It’s been quite some time since I have posted here, and I don’t have any particular reason for staying away. I guess I just needed a break. A lot of changes over the past year have left me in a strange state. I don’t know if it’s depression or exhaustion or just indifference. You know all those big life changes that cause the most stress? Even the good ones…getting married, moving, having a baby…can take a toll. It seems I always experience big life changes in large lump sums. Never one at a time.
This year, I left my job to become a stay at home mom. It was strange at first, especially after 20 years of working. 20 years. Is that even possible? I still don’t feel like I have figured out how to be at home, but I can at least say that I have gotten used to it and it’s mostly been a great experience. I am very grateful to be able to be home with Evelyn, but at times I wonder what on earth I am doing. I sometimes feel like it was a frivolous, impulsive decision, even though we planned for it. I guess for someone who has worked so hard and been in the workplace for so long, being at home feels almost irresponsible for me. I am by no means saying that stay at home moms are frivolous or irresponsible. Being at home is hard work and taking care of children and raising them to be decent human beings is a complicated and worthy undertaking. It’s just still strange for me. I often joke that I’m going through a mid-life crisis. I probably am.

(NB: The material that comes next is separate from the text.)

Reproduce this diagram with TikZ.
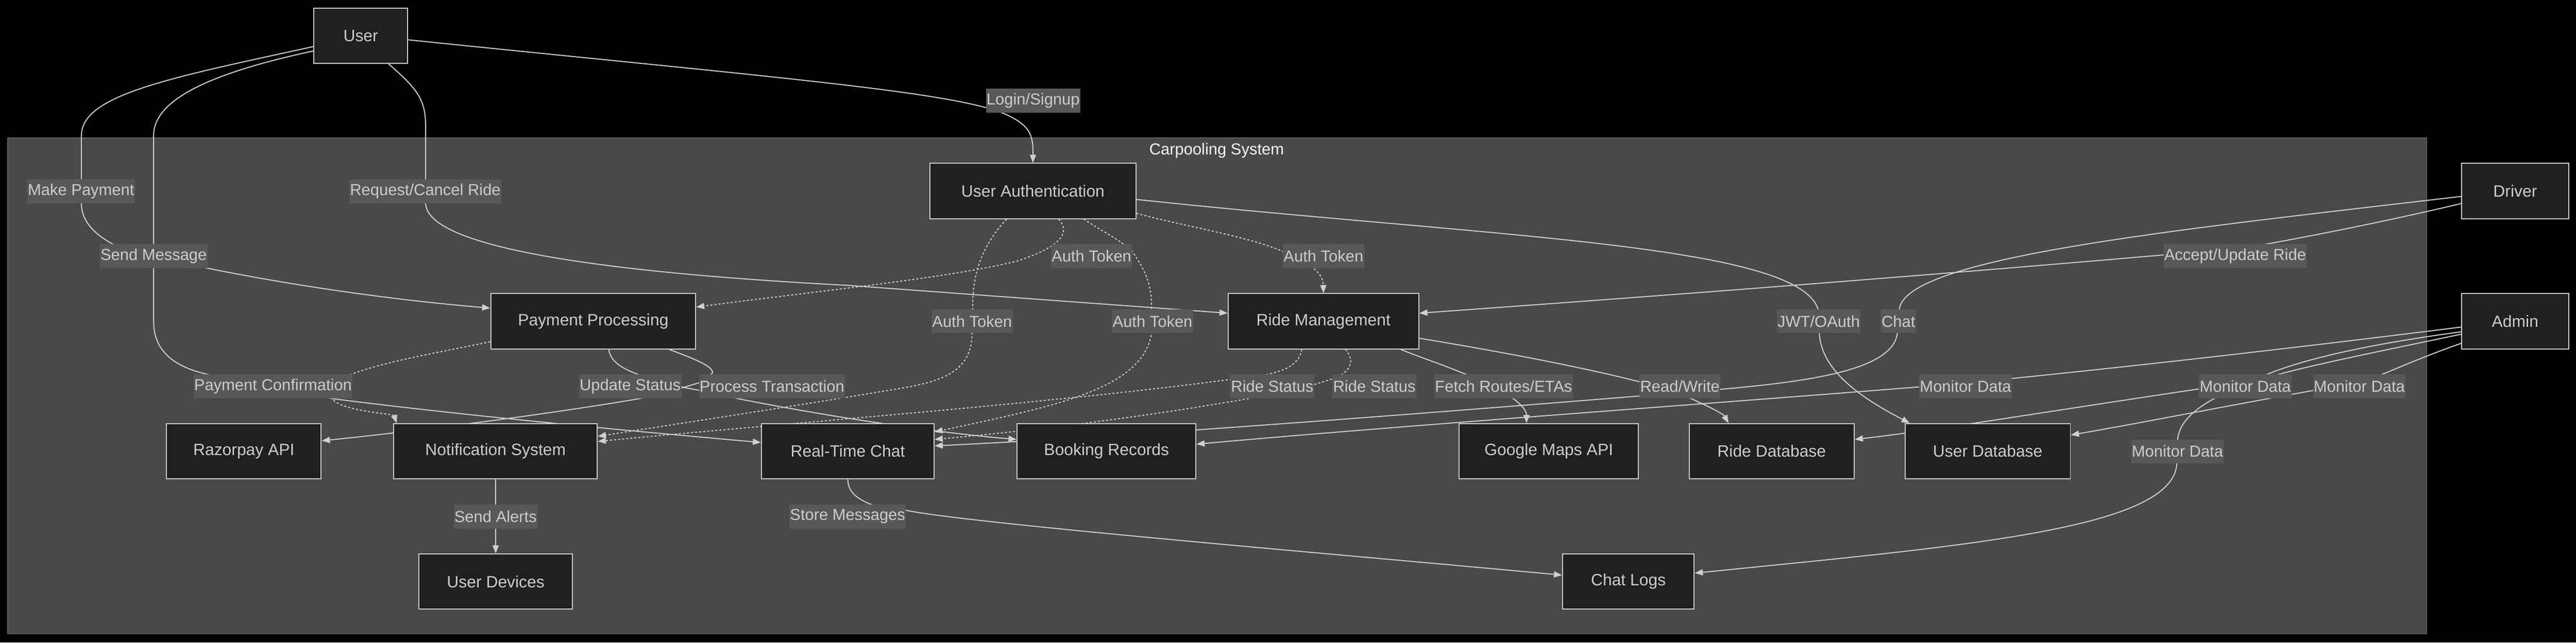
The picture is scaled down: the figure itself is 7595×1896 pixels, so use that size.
\documentclass[tikz,border=0pt]{standalone}
\usepackage{fontspec}
\setmainfont{Liberation Sans}
\usetikzlibrary{arrows.meta,calc}
\definecolor{clusterfill}{HTML}{484A49}
\definecolor{clusterline}{HTML}{606060}
\definecolor{nodefill}{HTML}{1F2020}
\definecolor{nodeline}{HTML}{CCCCCC}
\definecolor{textgray}{HTML}{CCCCCC}
\definecolor{lblfill}{HTML}{585858}
\definecolor{edgecol}{HTML}{D0D0D0}
\definecolor{titlecol}{HTML}{F5F5F5}
\pgfdeclarelayer{bg}
\pgfdeclarelayer{edges}
\pgfsetlayers{bg,edges,main}
\tikzset{
  box/.style={draw=nodeline, fill=nodefill, line width=1.5pt, minimum height=81.5pt, inner sep=0pt, text=textgray, font=\fontsize{24.2}{28}\selectfont},
  lbl/.style={fill=lblfill, inner xsep=1pt, inner ysep=0pt, minimum height=35.5pt, text=textgray, font=\fontsize{23.5}{28}\selectfont},
  conn/.style={draw=edgecol, line width=1.5pt, -{Triangle[length=12pt,width=9pt]}},
  dconn/.style={conn, dash pattern=on 3pt off 3pt},
}
\begin{document}
\begin{tikzpicture}[x=0.5pt,y=-0.5pt]
\useasboundingbox (0,0) rectangle (7595,1896);
\begin{pgfonlayer}{bg}
  \fill[black] (0,0) rectangle (7595,1896);
  \filldraw[fill=clusterfill, draw=clusterline, line width=1pt] (23,407) rectangle (7155,1871);
\end{pgfonlayer}
\node[text=titlecol, font=\fontsize{23.5}{28}\selectfont] (title) at (3587,445) {Carpooling System};
% nodes
\node[box, minimum width=138.5pt] (user) at (1063.5,105.5) {User};
\node[box, minimum width=303.5pt] (ua) at (3045.5,563.5) {User Authentication};
\node[box, minimum width=157.5pt] (driver) at (7415.5,563.5) {Driver};
\node[box, minimum width=302pt] (pp) at (1749,948) {Payment Processing};
\node[box, minimum width=281pt] (rm) at (3902,948) {Ride Management};
\node[box, minimum width=157.5pt] (admin) at (7415.5,948) {Admin};
\node[box, minimum width=228pt] (razor) at (719,1331.5) {Razorpay API};
\node[box, minimum width=300pt] (ns) at (1461,1331.5) {Notification System};
\node[box, minimum width=254.5pt] (rtc) at (2499.5,1331.5) {Real-Time Chat};
\node[box, minimum width=263.5pt] (br) at (3262.5,1331.5) {Booking Records};
\node[box, minimum width=264.5pt] (gmaps) at (4566.5,1331.5) {Google Maps API};
\node[box, minimum width=243.5pt] (ridedb) at (5223.5,1331.5) {Ride Database};
\node[box, minimum width=243.5pt] (userdb) at (5860.5,1331.5) {User Database};
\node[box, minimum width=226.5pt] (devices) at (1461.5,1716) {User Devices};
\node[box, minimum width=194pt] (chatlogs) at (4801,1716) {Chat Logs};
% labels
\node[lbl] (lLogin) at (3046,297) {Login/Signup};
\node[lbl] (lPay) at (239,564) {Make Payment};
\node[lbl] (lReq) at (1254,564) {Request/Cancel Ride};
\node[lbl] (lMsg) at (453,756) {Send Message};
\node[lbl] (lAuthA) at (3218,756) {Auth Token};
\node[lbl] (lAuthB) at (3902,756) {Auth Token};
\node[lbl] (lAcc) at (6590,756) {Accept/Update Ride};
\node[lbl] (lAuthC) at (2866,948) {Auth Token};
\node[lbl] (lAuthD) at (3398,948) {Auth Token};
\node[lbl] (lJwt) at (5362,948) {JWT/OAuth};
\node[lbl] (lChat) at (5597,948) {Chat};
\node[lbl] (lConf) at (805,1140) {Payment Confirmation};
\node[lbl] (lUpd) at (1858,1140) {Update Status};
\node[lbl] (lProc) at (2276,1140) {Process Transaction};
\node[lbl] (lRsE) at (3751,1140) {Ride Status};
\node[lbl] (lRsF) at (4052,1140) {Ride Status};
\node[lbl] (lFetch) at (4433,1140) {Fetch Routes/ETAs};
\node[lbl] (lRW) at (4953,1140) {Read/Write};
\node[lbl] (lMonG) at (5795,1140) {Monitor Data};
\node[lbl] (lMonH) at (6620,1140) {Monitor Data};
\node[lbl] (lMonI) at (6956,1140) {Monitor Data};
\node[lbl] (lAlert) at (1461,1524) {Send Alerts};
\node[lbl] (lStore) at (2499,1524) {Store Messages};
\node[lbl] (lMonJ) at (6420,1332) {Monitor Data};
% edges
\begin{pgfonlayer}{edges}
\draw[conn] ($(user.east)+(0,12)$) .. controls (2300,230) and (2800,270) .. (2960,335) .. controls (3040,370) and (3046,400) .. (ua.north);
\draw[conn] ($(user.west)+(0,32)$) .. controls (500,230) and (240,280) .. (240,400) -- (240,600) .. controls (240,660) and (290,710) .. (400,750) -- (600,789) .. controls (800,830) and (1100,880) .. ($(pp.west)+(0,-39)$);
\draw[conn] ($(user.west)+(0,45)$) .. controls (600,220) and (453,300) .. (453,400) -- (453,950) .. controls (453,1040) and (520,1090) .. (640,1110) -- (978,1176) .. controls (1400,1230) and (1900,1275) .. ($(rtc.west)+(0,-26)$);
\draw[conn] ($(user.south)+(82,0)$) .. controls (1240,270) and (1255,300) .. (1255,380) -- (1255,600) .. controls (1258,720) and (1700,800) .. (2500,842) -- ($(rm.west)+(0,-24)$);
\draw[dconn] ($(ua.south)+(76,0)$) .. controls (3160,690) and (3120,730) .. (3000,770) .. controls (2800,820) and (2400,860) .. ($(pp.east)+(0,-42)$);
\draw[dconn] ($(ua.east)+(0,66)$) .. controls (3500,670) and (3700,700) .. (3800,750) .. controls (3890,790) and (3901,820) .. (rm.north);
\draw[dconn] ($(ua.south)+(-78,0)$) .. controls (2900,720) and (2868,800) .. (2868,900) -- (2866,990) .. controls (2860,1110) and (2760,1130) .. (2600,1155) .. controls (2300,1205) and (2000,1250) .. ($(ns.east)+(0,-44)$);
\draw[dconn] ($(ua.south)+(150,0)$) .. controls (3260,690) and (3330,720) .. (3350,760) .. controls (3390,820) and (3395,860) .. (3395,912) -- (3395,983) .. controls (3370,1150) and (3100,1200) .. ($(rtc.east)+(0,-57)$);
\draw[conn] ($(ua.east)+(0,25)$) .. controls (4400,700) and (5300,720) .. (5360,912) -- (5364,983) .. controls (5370,1100) and (5500,1180) .. ($(userdb.north)+(-230,0)$);
\draw[conn] ($(driver.west)+(0,37)$) .. controls (7050,650) and (6800,700) .. (6600,735) -- (6380,752) .. controls (5600,820) and (4800,880) .. ($(rm.east)+(0,-24)$);
\draw[conn] ($(driver.west)+(0,16)$) .. controls (6400,680) and (5620,760) .. (5600,912) -- (5594,983) .. controls (5580,1100) and (5300,1130) .. (5000,1155) .. controls (4200,1220) and (3300,1290) .. ($(rtc.east)+(0,-16)$);
\draw[conn] ($(admin.west)+(0,17)$) .. controls (6500,1060) and (6000,1110) .. (5800,1130) .. controls (5200,1180) and (4200,1250) .. ($(br.east)+(0,-21)$);
\draw[conn] ($(admin.west)+(0,38)$) .. controls (7000,1040) and (6800,1080) .. (6700,1110) -- (6480,1148) .. controls (6000,1220) and (5700,1270) .. ($(ridedb.east)+(0,-35)$);
\draw[conn] ($(admin.west)+(0,31)$) .. controls (6950,1020) and (6750,1070) .. (6650,1120) .. controls (6500,1180) and (6425,1230) .. (6420,1300) -- (6418,1367) .. controls (6410,1560) and (5800,1610) .. ($(chatlogs.east)+(0,-25)$);
\draw[conn] ($(admin.west)+(0,65)$) .. controls (7150,1050) and (7060,1090) .. (7010,1110) -- (6815,1153) .. controls (6500,1210) and (6300,1250) .. ($(userdb.east)+(0,-48)$);
\draw[dconn] ($(rm.south)+(-64,0)$) .. controls (3830,1080) and (3780,1100) .. (3700,1110) -- (3632,1119) .. controls (3100,1190) and (2300,1250) .. ($(ns.east)+(0,-29)$);
\draw[dconn] ($(rm.south)+(65,0)$) .. controls (4000,1070) and (3975,1100) .. (3932,1117) -- (3873,1135) -- (3682,1176) .. controls (3400,1225) and (3100,1265) .. ($(rtc.east)+(0,-35)$);
\draw[conn] ($(rm.south)+(228,0)$) .. controls (4200,1060) and (4300,1090) .. (4400,1140) .. controls (4480,1180) and (4501,1210) .. ($(gmaps.north)+(-66,0)$);
\draw[conn] ($(rm.east)+(0,50)$) .. controls (4500,1050) and (4800,1110) .. (4950,1160) .. controls (5040,1200) and (5080,1220) .. ($(ridedb.north)+(-127,0)$);
\draw[dconn] ($(pp.west)+(0,60)$) .. controls (1300,1040) and (1100,1070) .. (1000,1120) -- (978,1176) .. controls (1010,1215) and (1160,1220) .. ($(ns.north west)+(10,0)$);
\draw[conn] ($(pp.south)+(46,0)$) .. controls (1800,1070) and (1840,1090) .. (1890,1108) -- (2015,1143) -- (2069,1153) -- (2174,1176) .. controls (2500,1240) and (2800,1280) .. ($(br.west)+(0,-35)$);
\draw[conn] ($(pp.south)+(224,0)$) .. controls (2050,1060) and (2101,1080) .. (2101,1100) -- (2069,1127) -- (2015,1143) -- (1887,1176) .. controls (1600,1225) and (1200,1275) .. ($(razor.east)+(0,-31)$);
\draw[conn] (ns.south) -- (devices.north);
\draw[conn] (rtc.south) .. controls (2500,1460) and (2540,1480) .. (2600,1500) -- (2660,1503) .. controls (2800,1540) and (4000,1640) .. ($(chatlogs.west)+(0,-19)$);
\end{pgfonlayer}
\end{tikzpicture}
\end{document}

My miscarriage in October made the latter part of the year a bit of a blur. This kind of loss is weird. It’s not like a break-up, when you have someone at whom you can direct your anger and hurt. It’s nobody’s fault, so you have to just sort of move on and get past it. I don’t know how to grieve this way.
Then, only 6 weeks or so after my miscarriage, I got this…
…and I wasn’t sure how to feel about it. Of course I was happy, but also scared and worried and a bit in disbelief. The holidays came and went, I announced the pregnancy to my family and a handful of friends, but I couldn’t help but think about the fact that if the first baby had stayed, we would have been finding out the gender by then. I totally distracted myself with online shopping during the month before Christmas, buying gifts for Evelyn’s birthday and for Christmas itself. I didn’t allow myself to become too attached to this new little being and I felt like this cloud was hanging over us. I didn’t take pictures or videos, which is completely unheard of for me. For the first time since Evelyn was born, I just didn’t feel excited about much of anything. This is a pretty depressing pregnancy announcement, isn’t it?
I’m still trying to work my way out of that funk and it’s been hard because I have also been physically unwell. I am planning to write soon about my first trimester, but to make a long story short, I have been in physical pain for months (back, sciatic) and have had multiple illnesses over the past few months (shingles, influenza). It’s been a rough year so far, but I am trying to move forward. I will be starting physical therapy sessions next week and I have slowly recovered from the other sickness that has had me down.
I am looking forward to Spring and to many happy occasions that my family will be celebrating this year…graduations, a wedding, our baby. I’m working on my spiritual growth, which is something that I have neglected for far too long. I hope to be posting here more often again and I am finally starting to feel attached to the new little alien in our lives. Evelyn is insisting that it’s a girl and we should be able to find out for sure in a few weeks…and it’s nice to finally see a light at the end of this dark tunnel I have been walking through.